Entries with chart source code:
****************************************

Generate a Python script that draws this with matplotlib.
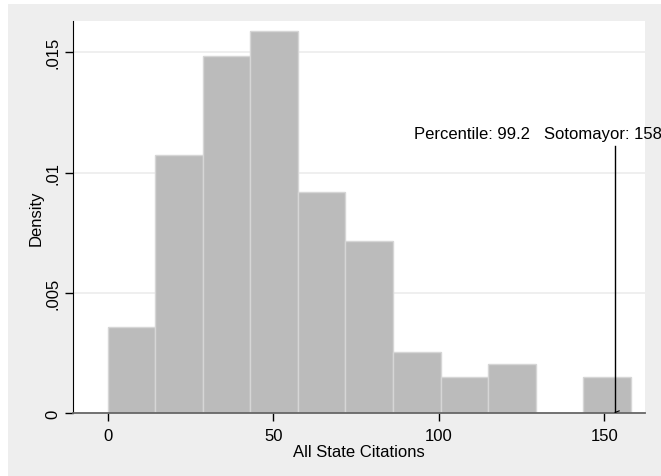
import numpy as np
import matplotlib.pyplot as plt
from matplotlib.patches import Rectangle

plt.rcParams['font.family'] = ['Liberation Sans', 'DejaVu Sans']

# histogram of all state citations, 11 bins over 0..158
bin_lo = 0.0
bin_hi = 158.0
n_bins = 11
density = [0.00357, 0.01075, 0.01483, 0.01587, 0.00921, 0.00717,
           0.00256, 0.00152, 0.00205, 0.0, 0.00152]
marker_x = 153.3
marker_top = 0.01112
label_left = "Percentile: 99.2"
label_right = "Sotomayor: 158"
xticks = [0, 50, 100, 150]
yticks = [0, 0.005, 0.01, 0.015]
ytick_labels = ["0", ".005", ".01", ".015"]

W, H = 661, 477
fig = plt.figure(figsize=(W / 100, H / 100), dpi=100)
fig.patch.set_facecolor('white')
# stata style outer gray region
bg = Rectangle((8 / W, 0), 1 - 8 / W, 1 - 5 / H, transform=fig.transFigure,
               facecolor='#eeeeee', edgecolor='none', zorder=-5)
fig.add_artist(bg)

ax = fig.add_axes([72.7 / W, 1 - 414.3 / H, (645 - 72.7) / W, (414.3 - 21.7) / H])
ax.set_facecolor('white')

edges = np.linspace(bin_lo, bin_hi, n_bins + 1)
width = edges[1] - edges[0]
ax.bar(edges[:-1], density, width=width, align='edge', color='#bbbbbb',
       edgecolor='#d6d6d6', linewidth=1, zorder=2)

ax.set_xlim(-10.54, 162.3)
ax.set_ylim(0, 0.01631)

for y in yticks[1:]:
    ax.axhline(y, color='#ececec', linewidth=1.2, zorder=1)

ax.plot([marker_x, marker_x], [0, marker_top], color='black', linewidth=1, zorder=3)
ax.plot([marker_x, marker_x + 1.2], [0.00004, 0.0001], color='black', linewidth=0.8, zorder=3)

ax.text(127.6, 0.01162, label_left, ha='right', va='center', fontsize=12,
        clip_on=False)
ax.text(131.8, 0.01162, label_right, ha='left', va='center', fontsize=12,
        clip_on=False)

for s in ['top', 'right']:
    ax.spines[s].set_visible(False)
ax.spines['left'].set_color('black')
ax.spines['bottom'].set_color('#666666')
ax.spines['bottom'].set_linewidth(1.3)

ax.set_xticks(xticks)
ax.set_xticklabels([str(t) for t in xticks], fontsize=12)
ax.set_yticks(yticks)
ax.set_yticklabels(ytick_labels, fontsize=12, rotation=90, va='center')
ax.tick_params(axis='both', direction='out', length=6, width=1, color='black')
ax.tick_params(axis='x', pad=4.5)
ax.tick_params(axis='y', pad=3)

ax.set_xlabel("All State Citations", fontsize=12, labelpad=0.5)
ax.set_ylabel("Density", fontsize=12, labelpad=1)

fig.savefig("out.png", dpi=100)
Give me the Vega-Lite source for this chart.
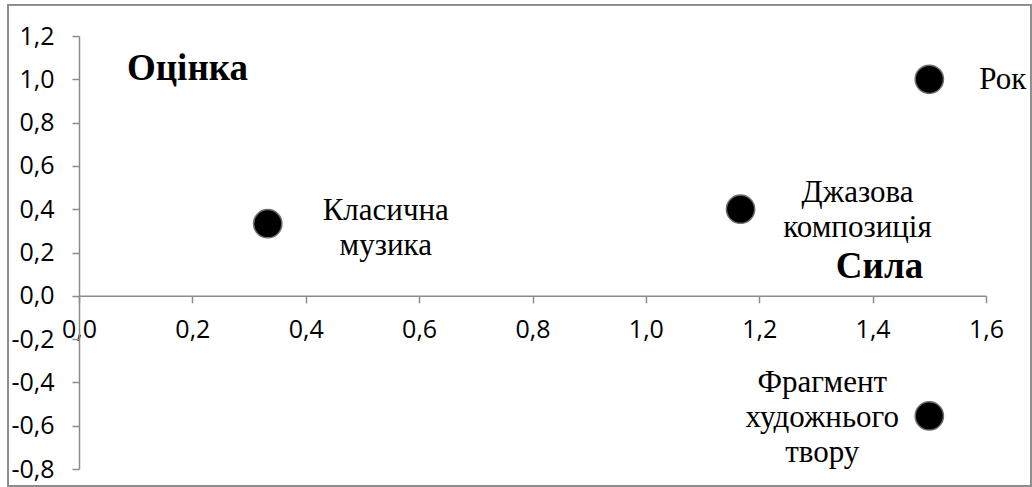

****************************************

Quote, please, every line of the material above from its start through the line that has "plt.rcParams['font.family'] = ['Liberation", reproducing the words exactly and dropping any images.

* _TASK RESPONSE_
Generate a Python script that draws this with matplotlib.
import numpy as np
import matplotlib.pyplot as plt
from matplotlib.patches import Rectangle

plt.rcParams['font.family'] = ['Liberation Sans', 'DejaVu Sans']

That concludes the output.